Ночью я не раз поднималась с постели и, подойдя на цыпочках к лестнице, слушала стоны служанок, предающихся плотским утехам с женихами, и тогда во мне тоже просыпались чувства и глубокое волнение охватывало все мое существо, а память рисовала образ Одиссея, его слова любви и его тело, крепкое и гладкое, словно отлитое из бронзы. Я даже в мыслях не изменяла ему. Но мне и в голову не приходило, что эти гадюки могут и своей царице приписать склонность к таким же мерзким совокуплениям, как те, которым они сами предаются по ночам.
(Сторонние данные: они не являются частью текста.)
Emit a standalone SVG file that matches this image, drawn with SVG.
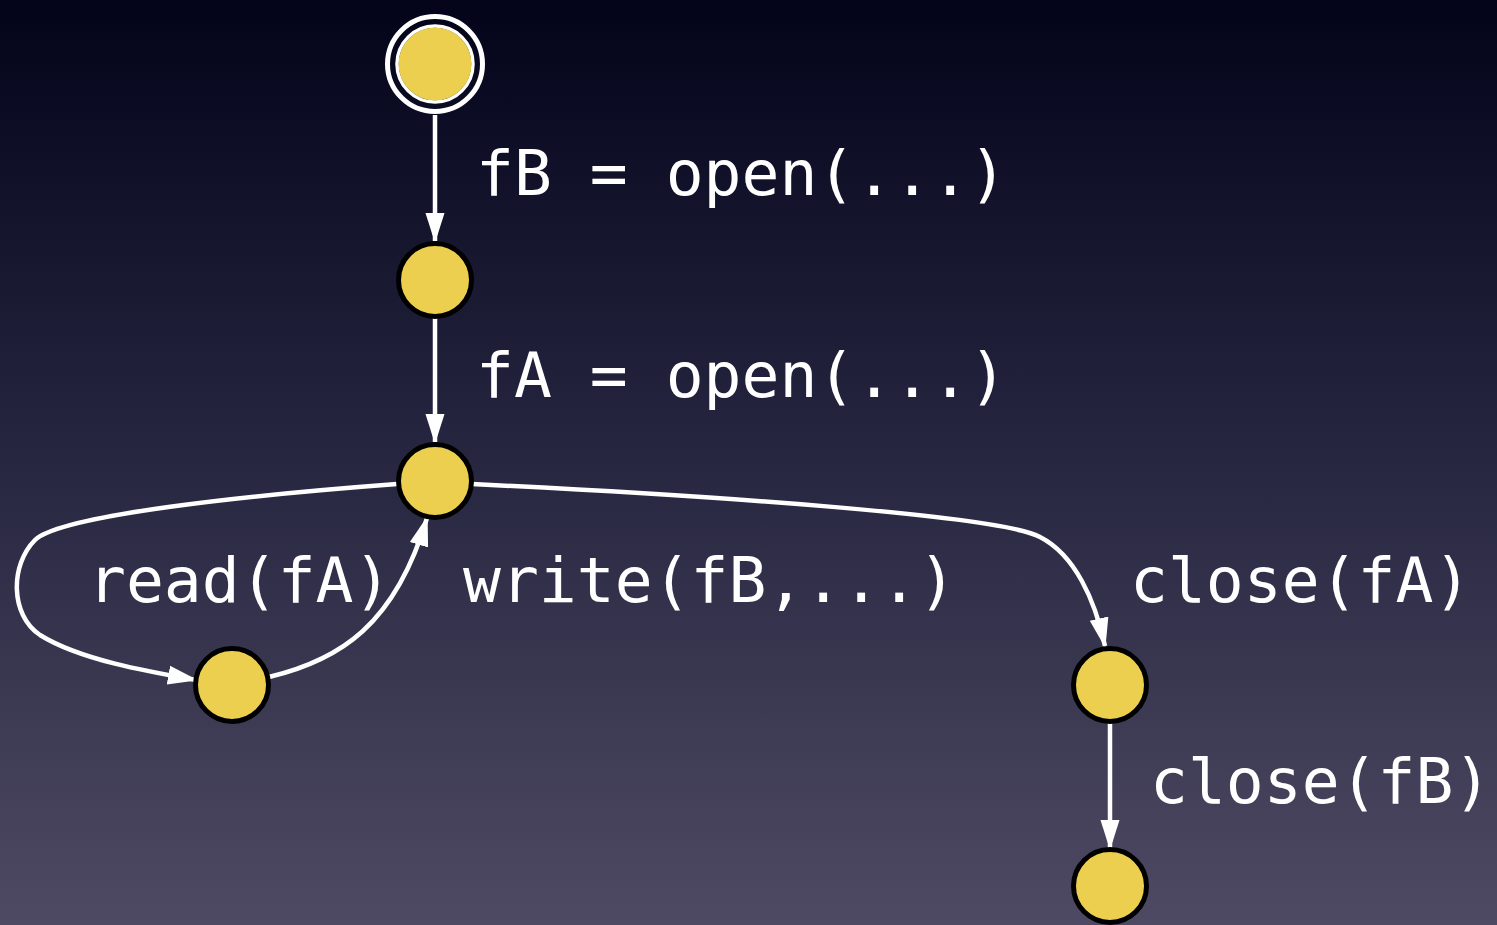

Признаться, я завидовала служанкам, которые могли удовлетворять своп желания, тогда как я ночи напролет проводила в одиночестве и в воспоминаниях о своем супруге. Но если Одиссей говорит правду, они и мне хотят приписать свои пороки? Они думают, что могут возвысить себя, пачкая грязью царицу? К сожалению, неблагодарность слуг — стихийное бедствие, существовавшее в мире во все века.
Одиссей
Пенелопа дает понять, что Антиною первому, возможно, предстоит заменить меня в нашей постели, но из ее слов неясно, кто выбрал его — женихи или она сама. Похоже, она совсем не верит в мое скорое возвращение, но когда я, как бы устами нищего бродяги, сообщил ей о возможном прибытии Одиссея, она пообещала мне дары и свое гостеприимство.
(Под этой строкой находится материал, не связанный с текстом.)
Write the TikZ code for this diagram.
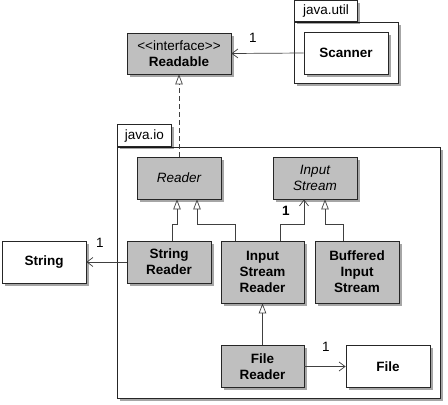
\documentclass[tikz,border=0pt]{standalone}
\usepackage{fontspec}
\setmainfont{Liberation Sans}
\usetikzlibrary{arrows.meta,shadows}
\begin{document}
\begin{tikzpicture}[x=1pt,y=-1pt,
  basefont/.style={font=\fontsize{13.5}{16}\selectfont},
  shad/.style={drop shadow={shadow xshift=2.5pt,shadow yshift=-2.5pt,fill=black,opacity=0.35}},
  cls/.style={draw=black!85,line width=0.8pt,fill=black!25,align=center,
    minimum width=84pt,minimum height=42pt,inner sep=0pt,shad,
    font=\fontsize{13.5}{16}\selectfont\bfseries},
  wcls/.style={cls,fill=white},
  acls/.style={cls,font=\fontsize{13.5}{16}\selectfont\itshape},
  pkg/.style={draw=black!85,line width=0.8pt,fill=white,inner sep=0pt,shad},
  tab/.style={pkg,basefont},
  conn/.style={draw=black!75,line width=0.7pt},
  gen/.style={conn,-{Triangle[open,length=10pt,width=7.5pt]}},
  nav/.style={conn,-{Straight Barb[length=6pt,width=9pt]}},
  real/.style={gen,dash pattern=on 5pt off 3pt},
  mult/.style={basefont,inner sep=0pt}
]
\useasboundingbox (0,0) rectangle (448,405);

% packages
\node[pkg,anchor=north west,minimum width=104pt,minimum height=61pt] (utilbody) at (294,22) {};
\node[tab,anchor=south west,minimum width=63pt,minimum height=21pt] (utiltab) at (294,22) {java.util};
\node[pkg,anchor=north west,minimum width=323pt,minimum height=251pt] (iobody) at (117,147) {};
\node[tab,anchor=south west,minimum width=54pt,minimum height=22pt] (iotab) at (117,147) {java.io};

% classes
\node[cls,minimum width=104pt,minimum height=41pt,font=\fontsize{13.5}{16}\selectfont] (readable) at (179,53.5) {{<}{<}interface{>}{>}\\\textbf{Readable}};
\node[wcls] (scanner) at (346,53) {Scanner};
\node[acls] (reader) at (179,178) {Reader};
\node[acls] (instream) at (315,178) {Input\\Stream};
\node[wcls] (string) at (44,262) {String};
\node[cls] (sreader) at (169,262) {String\\Reader};
\node[cls,minimum width=83pt,minimum height=62pt] (isreader) at (262.5,272) {Input\\Stream\\Reader};
\node[cls,minimum height=62pt] (bis) at (357,272) {Buffered\\Input\\Stream};
\node[cls,minimum width=83pt] (freader) at (262.5,366.5) {File\\Reader};
\node[wcls] (file) at (388,366.5) {File};

% connectors
\draw[nav] (scanner.west) -- (readable.east);
\node[mult] (m1) at (253,38) {1};
\draw[real] (reader.north) -- (readable.south);
\draw[nav] (sreader.west) -- (string.east);
\node[mult] (m2) at (100,243) {1};
\draw[gen] ([xshift=3pt]sreader.north) -- ++(0,-16) -| ([xshift=-2pt]reader.south);
\draw[gen] ([xshift=-27.5pt]isreader.north) -- ++(0,-16) -| ([xshift=18pt]reader.south);
\draw[nav] ([xshift=17.5pt]isreader.north) -- ++(0,-16) -| ([xshift=-11pt]instream.south);
\node[mult,font=\fontsize{13.5}{16}\selectfont\bfseries] (m3) at (286,211) {1};
\draw[gen] ([xshift=-14pt]bis.north) -- ++(0,-16) -| ([xshift=10pt]instream.south);
\draw[gen] (freader.north) -- (isreader.south);
\draw[nav] (freader.east) -- (file.west);
\node[mult] (m4) at (326,347) {1};
\end{tikzpicture}
\end{document}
Похоже, Пенелопа смирилась с присутствием женихов, считая его неизбежным, однако жалуется, что они истребляют ее припасы и стада. Выходит, все дело только в овцах, быках и вине? Что-то незаметно, чтобы она строила планы относительно будущей жизни с Одиссеем. Может, она думает, что если я и возвращусь, то не смогу справиться с этой оравой здоровенных и отчаянных молодцов, решительно намеренных сохранить своп привилегии? О боги Олимпа, помогите мне понять мою супругу. Зачем вы смеетесь надо мной? Что тут смешного?
Почему Пенелопа встревожилась, узнав, что Телемах спрятал оружие женихов? Сколько сомнений, какая путаница у нее в мыслях? Я даже не понимаю, о чем говорит ее сон с гусями и орлом — о страхе или надежде? Я плыву в темноте по незнакомым водам, ветры швыряют меня из стороны в сторону, и отношения мои с Пенелопой все осложняются. Каждое слово, каждый жест оставляют двойственную отметину в моем сознании. Я сумел найти защиту от воды и огня, от железа и других металлов, от камней, болезней, от зверей и одноглазых чудовищ, от птиц, сирен и завистливых богов, но не знаю, как защититься от Пенелопы.
Бедный Одиссей! Не теряя присутствия духа, ты ухитрялся выпутываться из самых трудных ситуаций во время войны и обходить бесконечные западни, расставленные богами на твоем пути, а сейчас смотришь на свою супругу как на готовый исчезнуть призрак, хотя вот она, сидит прямо перед тобой: достаточно руку протянуть, чтобы к ней прикоснуться.